I posted about Peter Mendelsund’s reinterpretations of Kafka for Schocken Books rather breathlessly earlier this week, and I wanted to revisit them now I’ve had some time for greater reflection.

The covers are exceptional designs and surprising reinterpretations of Kafka. What particularly interested me, however, is that they are also a surprising direction for Mendelsund to go in.

As Peter himself notes in his original post, the natural impulse when designing Kafka is to draw on the avant-garde art movements of the early 20th Century. These movements — which smashed together fine art, design, typography, photography, montage, and film — burgeoned in Central and Eastern Europe in aftermath of the Russian Revolution and the First World War, a period when Kafka himself was writing (he died in Vienna in 1924).

Unsurprisingly, recent reinterpretations of Kafka (at least the ones that have eschewed the non-design of an author photograph) have incorporated elements taken from Surrealist photography, modernist posters, and silent film.

The influence of the avant-garde is often apparent in Mendelsund’s work. Covers such as The Idiot, Crime and Punishment and The Double and The Gambler by Fydor Dostoevsky, House of Meetings by Martin Amis, and K. by Roberto Calasso all incorporate elements of Suprematism, Constructivism, DADA and other stark European art movements of the early 20th Century. The new covers, however, which focus on the humour in Kafka’s writing, move in a new direction and incorporate elements from the optimistic age of American mid-century modern design.

Mendelsund’s use simple geometric shapes, flat colour backgrounds, and stripe patterns are typical of work by Paul Rand and Alvin Lustig.

Hand-written lettering of the type we see in Mendelsund’s Kafkas is used to great effect in Lustig’s design for Kafka’s Amerika and is characteristic of several of Rand’s book covers.

As others have noted, the eye motif used by Mendelsund is also similar to Rand’s iconic IBM poster (and his unused logo for the AIGA).

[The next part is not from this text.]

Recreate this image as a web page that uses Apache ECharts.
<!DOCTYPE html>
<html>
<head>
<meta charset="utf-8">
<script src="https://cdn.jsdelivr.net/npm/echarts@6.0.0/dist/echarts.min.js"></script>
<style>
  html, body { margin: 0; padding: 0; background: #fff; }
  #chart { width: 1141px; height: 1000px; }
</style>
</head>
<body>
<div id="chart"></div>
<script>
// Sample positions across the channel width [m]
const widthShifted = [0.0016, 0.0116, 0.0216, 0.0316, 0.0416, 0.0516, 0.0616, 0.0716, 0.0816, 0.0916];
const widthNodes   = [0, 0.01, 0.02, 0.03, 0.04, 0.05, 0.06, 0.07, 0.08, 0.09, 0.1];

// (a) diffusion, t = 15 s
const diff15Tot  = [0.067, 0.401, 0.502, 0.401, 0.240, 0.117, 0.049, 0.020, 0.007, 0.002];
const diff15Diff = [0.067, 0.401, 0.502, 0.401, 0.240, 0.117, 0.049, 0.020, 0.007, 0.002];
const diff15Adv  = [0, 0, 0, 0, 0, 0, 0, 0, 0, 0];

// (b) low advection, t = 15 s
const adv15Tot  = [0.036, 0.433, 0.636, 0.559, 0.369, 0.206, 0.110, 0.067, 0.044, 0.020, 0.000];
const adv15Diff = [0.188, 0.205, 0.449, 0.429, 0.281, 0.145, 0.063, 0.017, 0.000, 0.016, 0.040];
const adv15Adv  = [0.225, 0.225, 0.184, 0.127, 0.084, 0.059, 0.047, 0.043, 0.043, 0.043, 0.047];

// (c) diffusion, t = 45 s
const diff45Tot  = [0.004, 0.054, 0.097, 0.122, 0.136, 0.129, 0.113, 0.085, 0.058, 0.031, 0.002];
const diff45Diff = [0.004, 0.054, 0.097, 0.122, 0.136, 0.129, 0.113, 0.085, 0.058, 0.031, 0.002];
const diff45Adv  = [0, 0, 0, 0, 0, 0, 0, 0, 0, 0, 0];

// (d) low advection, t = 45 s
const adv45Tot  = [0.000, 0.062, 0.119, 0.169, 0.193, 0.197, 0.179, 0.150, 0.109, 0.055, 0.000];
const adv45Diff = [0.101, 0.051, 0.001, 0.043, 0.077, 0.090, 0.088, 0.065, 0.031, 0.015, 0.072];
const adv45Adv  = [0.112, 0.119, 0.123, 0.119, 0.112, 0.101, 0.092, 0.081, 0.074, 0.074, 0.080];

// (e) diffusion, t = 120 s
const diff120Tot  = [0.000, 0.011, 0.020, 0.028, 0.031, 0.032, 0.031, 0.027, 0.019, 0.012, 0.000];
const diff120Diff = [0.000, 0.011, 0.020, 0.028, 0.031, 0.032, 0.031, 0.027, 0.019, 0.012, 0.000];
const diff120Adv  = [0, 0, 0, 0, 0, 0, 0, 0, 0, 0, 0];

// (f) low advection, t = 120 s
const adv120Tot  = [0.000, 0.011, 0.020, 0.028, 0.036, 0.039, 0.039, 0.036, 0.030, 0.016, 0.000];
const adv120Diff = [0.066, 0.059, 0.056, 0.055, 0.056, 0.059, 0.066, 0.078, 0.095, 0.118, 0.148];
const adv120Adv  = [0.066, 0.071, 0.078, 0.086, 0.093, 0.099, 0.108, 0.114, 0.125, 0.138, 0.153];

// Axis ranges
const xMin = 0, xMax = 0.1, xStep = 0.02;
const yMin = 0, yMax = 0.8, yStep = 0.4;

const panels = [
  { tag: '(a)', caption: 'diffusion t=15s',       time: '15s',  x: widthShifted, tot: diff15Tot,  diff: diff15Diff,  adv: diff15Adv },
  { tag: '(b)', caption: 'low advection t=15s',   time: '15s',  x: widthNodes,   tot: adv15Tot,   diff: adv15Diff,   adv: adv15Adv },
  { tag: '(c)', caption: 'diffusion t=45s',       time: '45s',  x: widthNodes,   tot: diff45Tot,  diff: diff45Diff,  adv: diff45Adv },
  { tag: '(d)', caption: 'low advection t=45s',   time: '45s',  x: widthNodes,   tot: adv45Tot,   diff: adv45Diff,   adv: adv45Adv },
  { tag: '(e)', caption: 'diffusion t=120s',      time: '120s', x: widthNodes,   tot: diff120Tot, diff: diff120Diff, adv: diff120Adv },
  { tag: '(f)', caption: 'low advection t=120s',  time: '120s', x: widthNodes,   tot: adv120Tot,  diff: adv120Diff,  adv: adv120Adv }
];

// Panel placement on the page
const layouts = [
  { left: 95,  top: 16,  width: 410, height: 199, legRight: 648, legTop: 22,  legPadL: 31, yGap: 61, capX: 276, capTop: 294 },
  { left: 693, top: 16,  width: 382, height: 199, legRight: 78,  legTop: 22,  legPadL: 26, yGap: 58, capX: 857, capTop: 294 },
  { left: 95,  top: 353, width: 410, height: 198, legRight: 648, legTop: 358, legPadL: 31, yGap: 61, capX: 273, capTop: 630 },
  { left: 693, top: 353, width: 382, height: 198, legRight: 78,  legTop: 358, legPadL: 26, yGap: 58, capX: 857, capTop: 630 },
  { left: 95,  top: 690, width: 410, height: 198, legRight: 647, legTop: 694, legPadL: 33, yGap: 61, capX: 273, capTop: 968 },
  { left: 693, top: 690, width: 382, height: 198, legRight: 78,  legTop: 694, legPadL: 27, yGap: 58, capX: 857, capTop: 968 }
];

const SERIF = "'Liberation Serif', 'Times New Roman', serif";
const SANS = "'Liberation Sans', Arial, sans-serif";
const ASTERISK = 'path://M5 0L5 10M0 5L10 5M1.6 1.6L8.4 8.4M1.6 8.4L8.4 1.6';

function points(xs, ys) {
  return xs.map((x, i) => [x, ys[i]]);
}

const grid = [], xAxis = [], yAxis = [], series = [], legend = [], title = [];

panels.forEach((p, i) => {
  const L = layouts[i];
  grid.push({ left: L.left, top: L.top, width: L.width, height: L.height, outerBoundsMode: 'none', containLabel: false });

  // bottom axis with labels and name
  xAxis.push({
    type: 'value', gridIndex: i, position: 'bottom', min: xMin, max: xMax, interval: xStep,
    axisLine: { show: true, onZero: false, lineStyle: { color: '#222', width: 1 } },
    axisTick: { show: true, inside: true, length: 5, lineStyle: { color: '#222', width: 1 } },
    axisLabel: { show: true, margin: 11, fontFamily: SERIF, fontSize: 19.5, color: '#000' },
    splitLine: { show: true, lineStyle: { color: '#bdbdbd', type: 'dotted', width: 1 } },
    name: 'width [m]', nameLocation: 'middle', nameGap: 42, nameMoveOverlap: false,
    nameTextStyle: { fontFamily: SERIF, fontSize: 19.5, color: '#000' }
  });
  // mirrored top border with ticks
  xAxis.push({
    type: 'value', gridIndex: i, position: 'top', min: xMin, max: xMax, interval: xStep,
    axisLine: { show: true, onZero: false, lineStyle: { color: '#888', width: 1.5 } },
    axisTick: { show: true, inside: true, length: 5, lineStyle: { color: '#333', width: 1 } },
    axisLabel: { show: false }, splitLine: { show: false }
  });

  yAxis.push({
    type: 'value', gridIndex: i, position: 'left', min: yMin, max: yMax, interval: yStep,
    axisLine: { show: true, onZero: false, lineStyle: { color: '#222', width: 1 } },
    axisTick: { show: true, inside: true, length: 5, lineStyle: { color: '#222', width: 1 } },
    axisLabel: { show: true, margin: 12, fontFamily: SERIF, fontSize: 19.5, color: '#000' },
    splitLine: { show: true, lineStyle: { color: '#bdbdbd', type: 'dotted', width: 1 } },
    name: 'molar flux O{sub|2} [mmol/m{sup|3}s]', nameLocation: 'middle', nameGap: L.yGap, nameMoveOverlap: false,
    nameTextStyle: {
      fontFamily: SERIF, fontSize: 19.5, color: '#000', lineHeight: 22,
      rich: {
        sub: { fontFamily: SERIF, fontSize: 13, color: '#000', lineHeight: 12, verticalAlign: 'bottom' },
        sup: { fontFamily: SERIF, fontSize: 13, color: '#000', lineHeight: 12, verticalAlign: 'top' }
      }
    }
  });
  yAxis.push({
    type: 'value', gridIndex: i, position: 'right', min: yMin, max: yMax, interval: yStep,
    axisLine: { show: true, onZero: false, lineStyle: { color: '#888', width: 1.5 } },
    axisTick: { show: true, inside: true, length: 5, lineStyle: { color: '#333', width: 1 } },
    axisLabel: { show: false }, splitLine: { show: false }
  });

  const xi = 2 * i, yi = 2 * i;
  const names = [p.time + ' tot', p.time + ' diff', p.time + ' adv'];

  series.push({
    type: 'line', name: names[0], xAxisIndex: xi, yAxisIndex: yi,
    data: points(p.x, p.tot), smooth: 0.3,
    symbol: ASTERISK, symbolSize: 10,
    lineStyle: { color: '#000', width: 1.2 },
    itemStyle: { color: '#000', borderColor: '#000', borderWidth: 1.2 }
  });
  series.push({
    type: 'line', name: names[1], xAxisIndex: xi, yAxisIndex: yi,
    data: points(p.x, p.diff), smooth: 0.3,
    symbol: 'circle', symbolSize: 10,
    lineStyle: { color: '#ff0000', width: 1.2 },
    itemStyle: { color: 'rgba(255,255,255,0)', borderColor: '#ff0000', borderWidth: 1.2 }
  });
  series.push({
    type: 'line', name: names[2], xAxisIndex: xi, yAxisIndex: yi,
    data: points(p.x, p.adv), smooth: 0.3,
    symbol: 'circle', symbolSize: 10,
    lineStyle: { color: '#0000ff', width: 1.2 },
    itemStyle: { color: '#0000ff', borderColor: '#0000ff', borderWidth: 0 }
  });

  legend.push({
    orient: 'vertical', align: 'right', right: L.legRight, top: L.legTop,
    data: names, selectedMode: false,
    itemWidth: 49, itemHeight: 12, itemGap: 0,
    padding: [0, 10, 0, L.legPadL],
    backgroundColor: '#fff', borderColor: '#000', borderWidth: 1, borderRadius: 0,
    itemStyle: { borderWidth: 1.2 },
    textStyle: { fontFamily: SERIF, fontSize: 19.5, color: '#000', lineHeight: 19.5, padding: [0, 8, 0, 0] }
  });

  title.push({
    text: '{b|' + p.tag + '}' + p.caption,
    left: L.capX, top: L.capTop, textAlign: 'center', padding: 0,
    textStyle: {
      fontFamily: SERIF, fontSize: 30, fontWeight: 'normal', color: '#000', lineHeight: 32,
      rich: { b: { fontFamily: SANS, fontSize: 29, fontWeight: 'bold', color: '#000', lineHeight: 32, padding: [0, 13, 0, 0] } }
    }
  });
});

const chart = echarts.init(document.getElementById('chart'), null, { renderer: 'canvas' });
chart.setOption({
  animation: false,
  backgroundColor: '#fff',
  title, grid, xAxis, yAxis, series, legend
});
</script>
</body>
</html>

But in this instance at least, Rand is clearly not the only influence. His contemporary Rudolph de Harak used the same motif in his cover design for T.E. Lawrence By His Friends published by McGraw-Hill in 1963.

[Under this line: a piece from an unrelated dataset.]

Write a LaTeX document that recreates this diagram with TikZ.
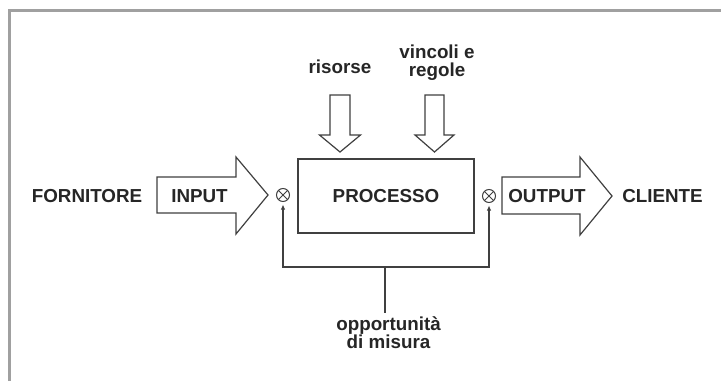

There are echoes too of an exhibition poster by American expatriate designer E. McKnight Kauffer who designed the cover for the Random House edition of James Joyce’s Ulysses published in 1949 (and who was reputedly an influence on Lustig), and a George Salter cover for a Robert Bloch novel, The Scarf, published by The Dial Press in 1947.

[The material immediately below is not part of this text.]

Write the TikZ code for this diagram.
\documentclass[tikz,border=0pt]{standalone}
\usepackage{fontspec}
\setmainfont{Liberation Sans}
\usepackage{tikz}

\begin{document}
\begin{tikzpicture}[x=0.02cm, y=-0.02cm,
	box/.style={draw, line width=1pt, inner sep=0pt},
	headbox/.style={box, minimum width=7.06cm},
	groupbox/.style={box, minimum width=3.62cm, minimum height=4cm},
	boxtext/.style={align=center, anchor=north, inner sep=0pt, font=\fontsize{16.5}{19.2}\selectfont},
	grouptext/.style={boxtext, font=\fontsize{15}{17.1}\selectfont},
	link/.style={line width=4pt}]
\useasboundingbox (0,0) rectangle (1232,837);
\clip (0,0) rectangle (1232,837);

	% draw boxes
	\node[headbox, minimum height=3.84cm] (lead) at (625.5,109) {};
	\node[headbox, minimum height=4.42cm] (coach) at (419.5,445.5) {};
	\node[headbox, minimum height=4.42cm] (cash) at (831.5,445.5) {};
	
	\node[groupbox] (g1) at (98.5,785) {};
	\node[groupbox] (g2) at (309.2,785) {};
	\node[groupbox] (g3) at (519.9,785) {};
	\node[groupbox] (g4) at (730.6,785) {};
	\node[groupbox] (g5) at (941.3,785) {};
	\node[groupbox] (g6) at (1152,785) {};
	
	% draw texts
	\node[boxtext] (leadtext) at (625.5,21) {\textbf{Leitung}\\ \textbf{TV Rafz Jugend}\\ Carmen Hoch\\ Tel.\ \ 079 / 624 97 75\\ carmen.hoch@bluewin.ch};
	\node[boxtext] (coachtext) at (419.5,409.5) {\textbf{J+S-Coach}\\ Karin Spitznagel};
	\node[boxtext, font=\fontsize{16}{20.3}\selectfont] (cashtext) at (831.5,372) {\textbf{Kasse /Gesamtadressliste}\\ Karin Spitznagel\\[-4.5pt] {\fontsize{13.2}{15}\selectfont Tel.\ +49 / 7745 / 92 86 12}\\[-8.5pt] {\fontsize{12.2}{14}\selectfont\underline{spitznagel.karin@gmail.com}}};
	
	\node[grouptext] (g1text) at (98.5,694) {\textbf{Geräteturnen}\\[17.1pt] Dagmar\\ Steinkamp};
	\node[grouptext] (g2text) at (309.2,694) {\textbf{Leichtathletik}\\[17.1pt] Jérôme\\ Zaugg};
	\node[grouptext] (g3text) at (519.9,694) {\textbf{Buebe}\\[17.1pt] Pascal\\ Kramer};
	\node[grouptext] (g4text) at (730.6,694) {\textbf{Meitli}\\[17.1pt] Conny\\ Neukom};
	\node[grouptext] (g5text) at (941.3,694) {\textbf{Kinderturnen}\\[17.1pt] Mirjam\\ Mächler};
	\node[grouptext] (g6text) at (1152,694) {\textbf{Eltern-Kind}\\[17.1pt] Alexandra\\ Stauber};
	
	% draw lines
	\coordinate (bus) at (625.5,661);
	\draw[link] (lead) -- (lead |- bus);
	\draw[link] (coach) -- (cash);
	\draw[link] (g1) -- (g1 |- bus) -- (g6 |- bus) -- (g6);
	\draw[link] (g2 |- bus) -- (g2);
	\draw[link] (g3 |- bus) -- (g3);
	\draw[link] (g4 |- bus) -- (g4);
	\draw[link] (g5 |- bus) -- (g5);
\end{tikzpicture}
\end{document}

The eye motif also recalls Bill Golden’s CBS logo designed in 1951 (repeated in the British Associated Televison ATC logo), which was itself inspired by a Shaker ‘All Seeing Eye’ symbol Golden had seen. And it is perhaps no coincidence that Mendelsund’s design for The Castle (and McKnight Kauffer’s poster) is reminiscent of the masonic Eye of Providence (also known as the “all-seeing eye of God”) familiar from the US one dollar bill.

Of course, not all of these elements and influences are new to Mendelsund’s work (see his designs for The Millennium Trilogy boxed set), and the new covers draw on some of his more familiar inspirations such as Jean Arp, a founding member of the DADA movement (and likely an influence on Lustig), and post-war European design (see Germano Facetti’s design for George Orwell’s 1984 designed in the early 1960’s).

But compare the Kafka covers to Mendelsund’s recent designs for The Snowman by Jo Nesbø  or C by Tom McCarthy, and the difference is striking. To look at these macabre designs for Knopf — which seem to owe more to the cut-and-paste of DADA, the punk aesthetic of Barney Bubbles or, perhaps, the anti-design of David Carson’s Ray Gun —  is like looking at the work of a wholly different designer.

That Mendelsund is capable of reinterpreting and subverting mid-century modern and making it his own not only demonstrates his creative flexibility, but serves to reminds us that one of his greatest strengths as a designer is his ability to surprise and delight us.